## BEGIN INFORMATION PROVIDED

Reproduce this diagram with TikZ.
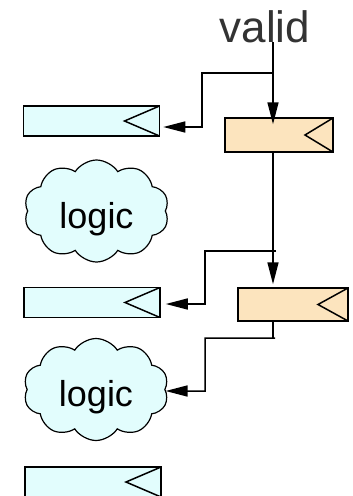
\documentclass[tikz,border=0pt]{standalone}
\usepackage{fontspec}
\setmainfont{Liberation Sans}
\usetikzlibrary{arrows.meta,shapes.symbols}
\definecolor{regblue}{HTML}{E2FDFD}
\definecolor{regorange}{HTML}{FCE4BE}
\definecolor{txtgray}{HTML}{333333}
\begin{document}
\begin{tikzpicture}[x=1pt,y=-1pt,line width=1.5pt,>={Triangle[length=22pt,width=11pt]}]
\tikzset{reg/.style={draw,rectangle,inner sep=0pt,minimum width=136pt,minimum height=30pt,fill=regblue,
    path picture={\draw (path picture bounding box.north east)--([xshift=-#1]path picture bounding box.east)--(path picture bounding box.south east);}},
  reg/.default=35pt,
  pipe/.style={reg=#1,fill=regorange,minimum width=108pt,minimum height=34pt},
  pipe/.default=28pt,
  logic/.style={draw,cloud,cloud puffs=10,cloud puff arc=115,cloud ignores aspect,fill=regblue,minimum width=145pt,minimum height=102pt,
    inner sep=0pt,text height=34pt,text depth=0pt,font=\fontsize{36}{36}\selectfont,line width=1.2pt}}
\useasboundingbox (0,0) rectangle (353,496);
\node[anchor=base,text=txtgray,font=\fontsize{44}{44}\selectfont] (valid) at (265,42) {valid};
\node[reg] (b1) at (91.5,121) {};
\node[pipe] (p1) at (279,135) {};
\node[logic] (c1) at (96.5,211) {logic};
\node[reg] (b2) at (92,302.5) {};
\node[pipe=30pt,minimum width=110pt,minimum height=33pt] (p2) at (293,304.5) {};
\node[logic] (c2) at (96,389.5) {logic};
\node[reg] (b3) at (93,482) {};
\coordinate (t1) at (273,73);
\coordinate (t2) at (273,251);
\coordinate (t3) at (273,338);
\draw[->] (t1 |- valid.base) -- ([yshift=-7pt]p1.north -| t1);
\draw[->] (t1) -| ++(-71,54) -- ([xshift=3pt,yshift=-6pt]b1.east);
\draw[->] (p1.south -| t2) -- ([yshift=3pt]p2.north -| t2);
\draw[->] ([xshift=3pt]t2) -| ++(-71,53) -- ([xshift=5pt,yshift=-1.5pt]b2.east);
\draw (p2.south -| t3) -- (t3);
\draw[->] ([xshift=2pt]t3) -| ++(-70,53) -- ([yshift=-1.5pt]c2.east);
\end{tikzpicture}
\end{document}
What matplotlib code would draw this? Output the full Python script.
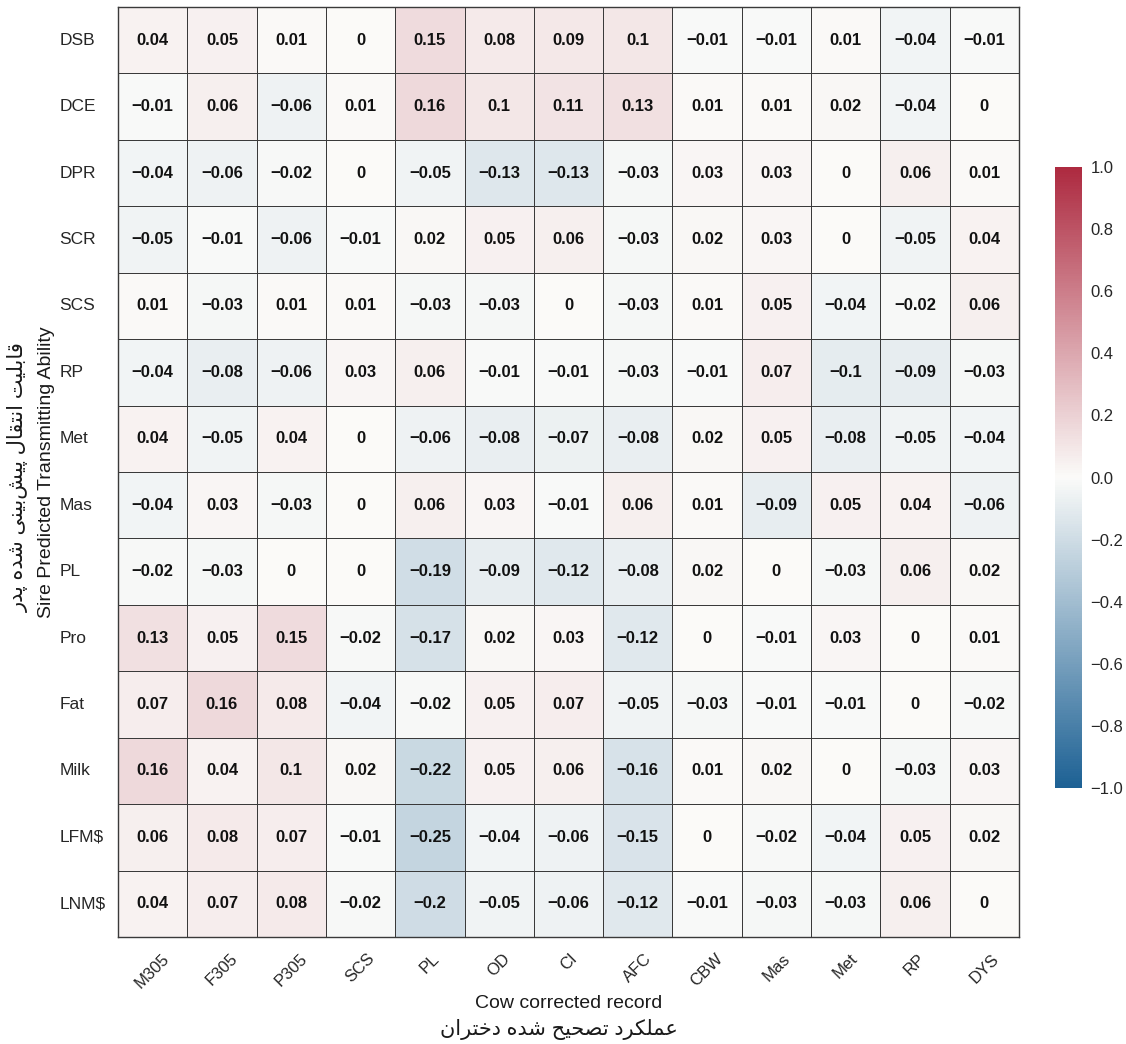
import matplotlib
matplotlib.use('Agg')
import matplotlib.pyplot as plt
from matplotlib.colors import LinearSegmentedColormap
import numpy as np
import seaborn as sns

rows = ["DSB", "DCE", "DPR", "SCR", "SCS", "RP", "Met", "Mas", "PL",
        "Pro", "Fat", "Milk", "LFM$", "LNM$"]
cols = ["M305", "F305", "P305", "SCS", "PL", "OD", "CI", "AFC", "CBW",
        "Mas", "Met", "RP", "DYS"]

values = np.array([
    [0.04, 0.05, 0.01, 0, 0.15, 0.08, 0.09, 0.1, -0.01, -0.01, 0.01, -0.04, -0.01],
    [-0.01, 0.06, -0.06, 0.01, 0.16, 0.1, 0.11, 0.13, 0.01, 0.01, 0.02, -0.04, 0],
    [-0.04, -0.06, -0.02, 0, -0.05, -0.13, -0.13, -0.03, 0.03, 0.03, 0, 0.06, 0.01],
    [-0.05, -0.01, -0.06, -0.01, 0.02, 0.05, 0.06, -0.03, 0.02, 0.03, 0, -0.05, 0.04],
    [0.01, -0.03, 0.01, 0.01, -0.03, -0.03, 0, -0.03, 0.01, 0.05, -0.04, -0.02, 0.06],
    [-0.04, -0.08, -0.06, 0.03, 0.06, -0.01, -0.01, -0.03, -0.01, 0.07, -0.1, -0.09, -0.03],
    [0.04, -0.05, 0.04, 0, -0.06, -0.08, -0.07, -0.08, 0.02, 0.05, -0.08, -0.05, -0.04],
    [-0.04, 0.03, -0.03, 0, 0.06, 0.03, -0.01, 0.06, 0.01, -0.09, 0.05, 0.04, -0.06],
    [-0.02, -0.03, 0, 0, -0.19, -0.09, -0.12, -0.08, 0.02, 0, -0.03, 0.06, 0.02],
    [0.13, 0.05, 0.15, -0.02, -0.17, 0.02, 0.03, -0.12, 0, -0.01, 0.03, 0, 0.01],
    [0.07, 0.16, 0.08, -0.04, -0.02, 0.05, 0.07, -0.05, -0.03, -0.01, -0.01, 0, -0.02],
    [0.16, 0.04, 0.1, 0.02, -0.22, 0.05, 0.06, -0.16, 0.01, 0.02, 0, -0.03, 0.03],
    [0.06, 0.08, 0.07, -0.01, -0.25, -0.04, -0.06, -0.15, 0, -0.02, -0.04, 0.05, 0.02],
    [0.04, 0.07, 0.08, -0.02, -0.2, -0.05, -0.06, -0.12, -0.01, -0.03, -0.03, 0.06, 0],
])

cbar_ticks = [-1.0, -0.8, -0.6, -0.4, -0.2, 0.0, 0.2, 0.4, 0.6, 0.8, 1.0]

xlabel_en = "Cow corrected record"
xlabel_fa = "عملکرد تصحیح شده دختران"
ylabel_en = "Sire Predicted Transmitting Ability"
ylabel_fa = "قابلیت انتقال پیش\u200cبینی شده پدر"

# presentation forms: isolated, final, initial, medial
FORMS = {
    "ا": (0xFE8D, 0xFE8E), "د": (0xFEA9, 0xFEAA), "ر": (0xFEAD, 0xFEAE),
    "ب": (0xFE8F, 0xFE90, 0xFE91, 0xFE92), "پ": (0xFB56, 0xFB57, 0xFB58, 0xFB59),
    "ت": (0xFE95, 0xFE96, 0xFE97, 0xFE98), "ح": (0xFEA1, 0xFEA2, 0xFEA3, 0xFEA4),
    "خ": (0xFEA5, 0xFEA6, 0xFEA7, 0xFEA8), "ش": (0xFEB5, 0xFEB6, 0xFEB7, 0xFEB8),
    "ص": (0xFEB9, 0xFEBA, 0xFEBB, 0xFEBC), "ع": (0xFEC9, 0xFECA, 0xFECB, 0xFECC),
    "ق": (0xFED5, 0xFED6, 0xFED7, 0xFED8), "ک": (0xFB8E, 0xFB8F, 0xFB90, 0xFB91),
    "ل": (0xFEDD, 0xFEDE, 0xFEDF, 0xFEE0), "م": (0xFEE1, 0xFEE2, 0xFEE3, 0xFEE4),
    "ن": (0xFEE5, 0xFEE6, 0xFEE7, 0xFEE8), "ه": (0xFEE9, 0xFEEA, 0xFEEB, 0xFEEC),
    "ی": (0xFBFC, 0xFBFD, 0xFBFE, 0xFBFF),
}


def farsi(text):
    # no arabic_reshaper here, so join letters by hand and flip to visual order
    out = []
    for i, ch in enumerate(text):
        if ch not in FORMS:
            out.append(ch)
            continue
        prev = text[i - 1] if i > 0 else ""
        nxt = text[i + 1] if i + 1 < len(text) else ""
        joins_prev = prev in FORMS and len(FORMS[prev]) == 4
        joins_next = len(FORMS[ch]) == 4 and nxt in FORMS
        if joins_prev and joins_next:
            idx = 3
        elif joins_next:
            idx = 2
        elif joins_prev:
            idx = 1
        else:
            idx = 0
        out.append(chr(FORMS[ch][idx]))
    return "".join(out).replace("\u200c", "")[::-1]


plt.rcParams['font.family'] = ['Liberation Sans', 'DejaVu Sans']

W, H = 1126, 1044
fig = plt.figure(figsize=(W / 100, H / 100), dpi=100)
ax = fig.add_axes([118 / W, 1 - 937 / H, 901 / W, 930 / H])
cax = fig.add_axes([1055 / W, 1 - 788 / H, 27 / W, 621 / H])

annot = np.array([[f"{v:g}".replace("-", "\u2212") for v in r] for r in values])
cmap = LinearSegmentedColormap.from_list("rb", ["#1d6194", "#fbfbf9", "#ad2a40"])

sns.heatmap(values, ax=ax, cbar_ax=cax, cmap=cmap, vmin=-1, vmax=1,
            annot=annot, fmt="",
            annot_kws={"size": 12, "weight": "bold", "color": "#111111"},
            linewidths=0.7, linecolor="#3a3a3a",
            xticklabels=cols, yticklabels=rows)

for spine in ax.spines.values():
    spine.set_visible(True)
    spine.set_linewidth(1.0)
    spine.set_color("#3a3a3a")

ax.set_xticklabels(cols, rotation=45, ha="center", fontsize=12, color="#262626")
ax.set_yticklabels(rows, rotation=0, ha="left", fontsize=12.5, color="#262626")
ax.tick_params(axis="x", length=0, pad=10)
ax.tick_params(axis="y", length=0, pad=42)

ax.set_xlabel(xlabel_en, fontsize=14, labelpad=3, color="#1a1a1a")
ax.set_ylabel(ylabel_en, fontsize=14, labelpad=3, color="#1a1a1a")
fig.text(559 / W, 1 - 1030 / H, farsi(xlabel_fa), fontsize=15, ha="center",
         va="center", color="#1a1a1a")
fig.text(18 / W, 1 - 477 / H, farsi(ylabel_fa), fontsize=15, ha="center",
         va="center", rotation=90, color="#1a1a1a")

cbar = ax.collections[0].colorbar
cbar.set_ticks(cbar_ticks, labels=[f"{t:.1f}".replace("-", "\u2212") for t in cbar_ticks])
cbar.ax.tick_params(length=0, pad=6, labelsize=12, colors="#262626")
cbar.outline.set_visible(False)

plt.savefig("out.png", dpi=100)
plt.close()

## END INFORMATION PROVIDED

**REQUIRED TASK:** Go through the records and show every line with the string "this" in it.

**RESULT:**
Reproduce this diagram with TikZ.
What matplotlib code would draw this? Output the full Python script.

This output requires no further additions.